Addition of replicas can improve the amount of read and authentication operations performed over the topology as a whole. This is because read operations throughput is additive between nodes.
For example, if you had two servers that can process 1000 authentications per second each, then when in replication the topology can process 2000 authentications per second.
However, while you may gain in read throughput, you must account for downtime - you should not always rely on every server to be online.
The optimal loading of any server is approximately 50%. This allows overhead to absorb load if nearby nodes experience outages. It also allows for absorption of load spikes or other unexpected events.
It is important to note however that as you add replicas the write throughput does not increase in the same way as read throughput. This is because for each write that occurs on a node, it must be replicated and written to every other node. Therefore your write throughput is always bounded by the slowest server in your topology. In reality there is a "slight" improvement in writes due to coalescing that occurs as part of replication, but you should assume that writes are not improved through the addition of more nodes.
Operating replicas of Kanidm allows you to minimise outages if a single or multiple servers experience downtime. This can assist you with patching and other administrative tasks that you must perform.

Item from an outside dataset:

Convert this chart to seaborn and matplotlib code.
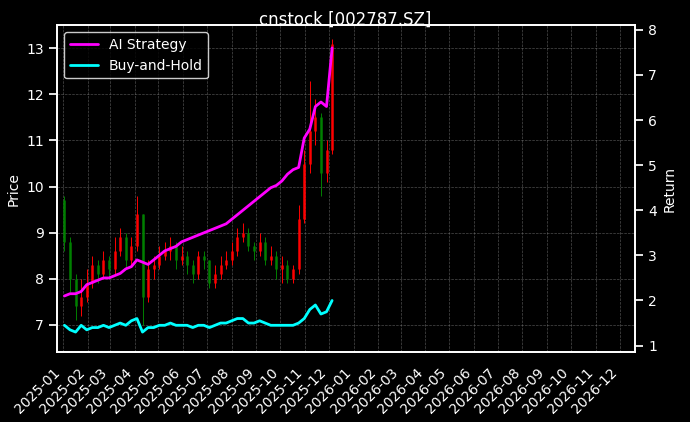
import matplotlib
matplotlib.use("Agg")
import matplotlib.pyplot as plt
import matplotlib.dates as mdates
import seaborn as sns
import pandas as pd

dates = pd.date_range("2025-01-03", periods=49, freq="W-FRI")
close = [8.8, 8.0, 7.4, 7.6, 7.9,
         8.3, 8.1, 8.4, 8.2,
         8.6, 8.9, 8.4, 8.7,
         9.4, 7.6, 8.2, 8.3,
         8.5, 8.6, 8.7, 8.4, 8.5,
         8.3, 8.1, 8.5, 8.4,
         7.9, 8.1, 8.3, 8.4,
         8.6, 8.9, 9.0, 8.7, 8.6,
         8.8, 8.4, 8.5, 8.2,
         8.3, 8.0, 8.2, 9.3, 10.5,
         11.2, 11.5, 10.3, 10.8,
         13.1]
first_open = 9.7
high = [9.8, 8.9, 8.1, 8.0, 8.2,
        8.5, 8.4, 8.6, 8.5,
        8.9, 9.1, 9.0, 8.9,
        9.8, 9.4, 8.4, 8.5,
        8.7, 8.8, 8.9, 8.8, 8.7,
        8.6, 8.4, 8.6, 8.6,
        8.4, 8.3, 8.5, 8.6,
        8.8, 9.1, 9.2, 9.1, 8.8,
        9.0, 8.9, 8.7, 8.6,
        8.5, 8.4, 8.3, 9.6, 10.8,
        12.3, 11.9, 11.6, 11.0,
        13.2]
low = [8.6, 7.7, 7.1, 7.2, 7.5,
       7.8, 7.9, 8.0, 8.0,
       8.1, 8.5, 8.2, 8.3,
       8.6, 7.0, 7.5, 8.0,
       8.2, 8.4, 8.4, 8.2, 8.3,
       8.1, 7.9, 8.0, 8.2,
       7.8, 7.8, 8.0, 8.2,
       8.3, 8.5, 8.8, 8.6, 8.4,
       8.5, 8.3, 8.3, 8.0,
       7.9, 7.9, 7.9, 8.1, 9.2,
       10.3, 10.9, 9.8, 10.1,
       10.7]
strategy = [2.1, 2.15, 2.15, 2.2, 2.35,
            2.4, 2.45, 2.5, 2.5,
            2.55, 2.6, 2.7, 2.75,
            2.9, 2.85, 2.8, 2.9,
            3.0, 3.1, 3.15, 3.2, 3.3,
            3.35, 3.4, 3.45, 3.5,
            3.55, 3.6, 3.65, 3.7,
            3.8, 3.9, 4.0, 4.1, 4.2,
            4.3, 4.4, 4.5, 4.55,
            4.65, 4.8, 4.9, 4.95, 5.6,
            5.8, 6.3, 6.4, 6.3,
            7.6]
buyhold = [1.45, 1.35, 1.3, 1.45, 1.35,
           1.4, 1.4, 1.45, 1.4,
           1.45, 1.5, 1.45, 1.55,
           1.6, 1.3, 1.4, 1.4,
           1.45, 1.45, 1.5, 1.45, 1.45,
           1.45, 1.4, 1.45, 1.45,
           1.4, 1.45, 1.5, 1.5,
           1.55, 1.6, 1.6, 1.5, 1.5,
           1.55, 1.5, 1.45, 1.45,
           1.45, 1.45, 1.45, 1.5, 1.6,
           1.8, 1.9, 1.7, 1.75,
           2.0]

opens = [first_open] + close[:-1]

sns.set_theme(style="dark", context="notebook", rc={"font.size": 10})
plt.style.use("dark_background")
plt.rcParams.update({"font.family": ["DejaVu Sans"], "font.size": 10,
                     "axes.labelsize": 10, "xtick.labelsize": 10,
                     "ytick.labelsize": 10, "legend.fontsize": 10})

fig, ax = plt.subplots(figsize=(6.9, 4.22), dpi=100)
fig.patch.set_facecolor("black")
ax.set_facecolor("black")
fig.subplots_adjust(left=0.083, right=0.92, top=0.94, bottom=0.165)

for d, o, c, h, l in zip(dates, opens, close, high, low):
    col = "red" if c >= o else "green"
    ax.vlines(d, l, h, color=col, linewidth=0.7)
    ax.vlines(d, min(o, c), max(o, c), color=col, linewidth=1.8)

ax.set_ylim(6.4, 13.5)
ax.set_xlim(pd.Timestamp("2024-12-25"), pd.Timestamp("2026-12-20"))
ax.set_ylabel("Price")
ax.grid(True, color="gray", linestyle="--", linewidth=0.5, alpha=0.6)

ax2 = ax.twinx()
df = pd.DataFrame({"date": dates, "AI Strategy": strategy, "Buy-and-Hold": buyhold})
sns.lineplot(data=df, x="date", y="AI Strategy", ax=ax2, color="magenta", linewidth=2, label="AI Strategy")
sns.lineplot(data=df, x="date", y="Buy-and-Hold", ax=ax2, color="cyan", linewidth=2, label="Buy-and-Hold")
ax2.set_ylim(0.85, 8.1)
ax2.set_ylabel("Return")
ax2.set_xlabel("")
ax2.grid(False)
ax.set_xlabel("")
ax2.legend(loc="upper left", facecolor="black", edgecolor="white")

ax.xaxis.set_major_locator(mdates.MonthLocator())
ax.xaxis.set_major_formatter(mdates.DateFormatter("%Y-%m"))
for lbl in ax.get_xticklabels():
    lbl.set_rotation(45)
    lbl.set_ha("right")

fig.suptitle("cnstock [002787.SZ]", fontsize=12, y=0.975)
fig.savefig("out.png", dpi=100, facecolor="black")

However, there are some key limitations to this fault tolerance.
You require a method to fail over between servers. This generally involves a load balancer, which
itself must be fault tolerant. Load balancers can be made fault tolerant through the use of
VRRP, or by configuration of routers with anycast.
If you elect to use
VRRP directly on your Kanidm servers, then be aware that you will be
configuring your systems as active-passive, rather than active-active, so you will not benefit from
improved read throughput. Contrast, anycast will always route to the closest Kanidm server and will
failover to nearby servers so this may be an attractive choice.
You should NOT use DNS based failover mechanisms as clients can cache DNS records and remain "stuck" to a node in a failed state.
Kanidm's replication protocol enforces limits on how long a server can be offline. This is due to how tombstones are handled. By default the maximum is 7 days. If a server is offline for more than 7 days a refresh will be required for that server to continue participation in the topology.
It is important you avoid extended downtime of servers to avoid this condition.